Re: ...can't help, but let me muddy the waters a bit. ;-) ...
- To: mathgroup at smc.vnet.net
- Subject: [mg23253] Re: [mg23222] ...can't help, but let me muddy the waters a bit. ;-) ...
- From: "Mark Harder" <harderm at ucs.orst.edu>
- Date: Sat, 29 Apr 2000 22:04:58 -0400 (EDT)

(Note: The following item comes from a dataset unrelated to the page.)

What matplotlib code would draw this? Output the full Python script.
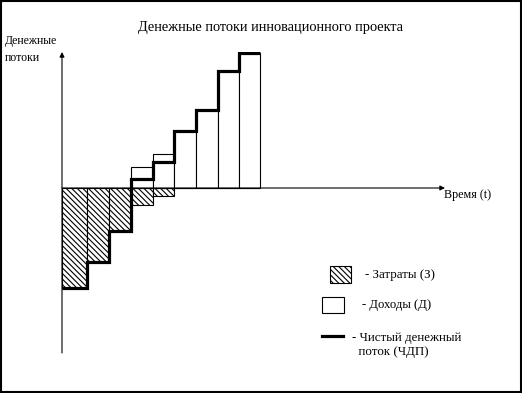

- Sender: owner-wri-mathgroup at wolfram.com
In mg 23222, Zeno wrote: >I symbolically integrated the function..(x^2*(x-1))^(1/3) with respect to >x. > >There is in the answer... Hypergeometric2F1[2/3,2/3,5/3,x] > >I can do nothing more with that..it just returns it. A Hypergeometric2F1 >with different parameters like Hypergeometric2F1[2,2,5,x] gives an answer. I >am using version 3. Is Mathematica unable to compute it? > >I can get the Integral with out the Hypergeometric function on the TI-92+, >(it gives the answer in a different for using Tan, etc.) but I still would >like to work with the Mathematica answer. > I tried working on this, and came up with the following interesting results, however I know nothing about the mathematically correct analysis of this problem, so I am showing my work for comment. Apparently Mathematica is following a general rule for finding indefinite integrals of this form: In[44]:= genl = Integrate[Power[x^2 (x - 1), n], x] // InputForm Out[44]//InputForm= (x*((-1 + x)*x^2)^n*Hypergeometric2F1[1 + 2*n, -n, 2 + 2*n, x])/ ((1 + 2*n)*(1 - x)^n) .. and although it involves the Hypergeometric Function, we *can* do things with this, using replacement rules: In[31]:=genl /. x -> 0 Out[31]=0 Now evidently Mathematica is doing some algebra on the general expression when evaluating, because the expression genl above should be indeterminate for x=0 and x=1, (test this by replacing n->1/3 *first*, & *then* x->1 ; or just try to evaluate Zeno's expression at x=1 !!). Here's what I get when I replace x in genl by 1: In[34]:=genl /. x -> 1 Out[34]= (Gamma[1 + n]*Gamma[2 + 2*n])/((1 + 2*n)*Gamma[2 + 3*n]) Now let n=1/3, we get: In[49]:=(% /. n -> 1/3) // InputForm Out[49]//InputForm=(3*Gamma[4/3]*Gamma[8/3])/10 Now evaluate numerically: In[36]:=N[%] Out[36]=0.403067 I have no idea if this answer is valid or not!! Has Mathematica helped me out by performing a rearrangement, which casts the function in a form without a singularity at x=1, *or* has Mathematica helped me to deceive myself in letting me generate a general solution to the integral which for some values of x & n gives integrals that evaluate when they shouldn't ?????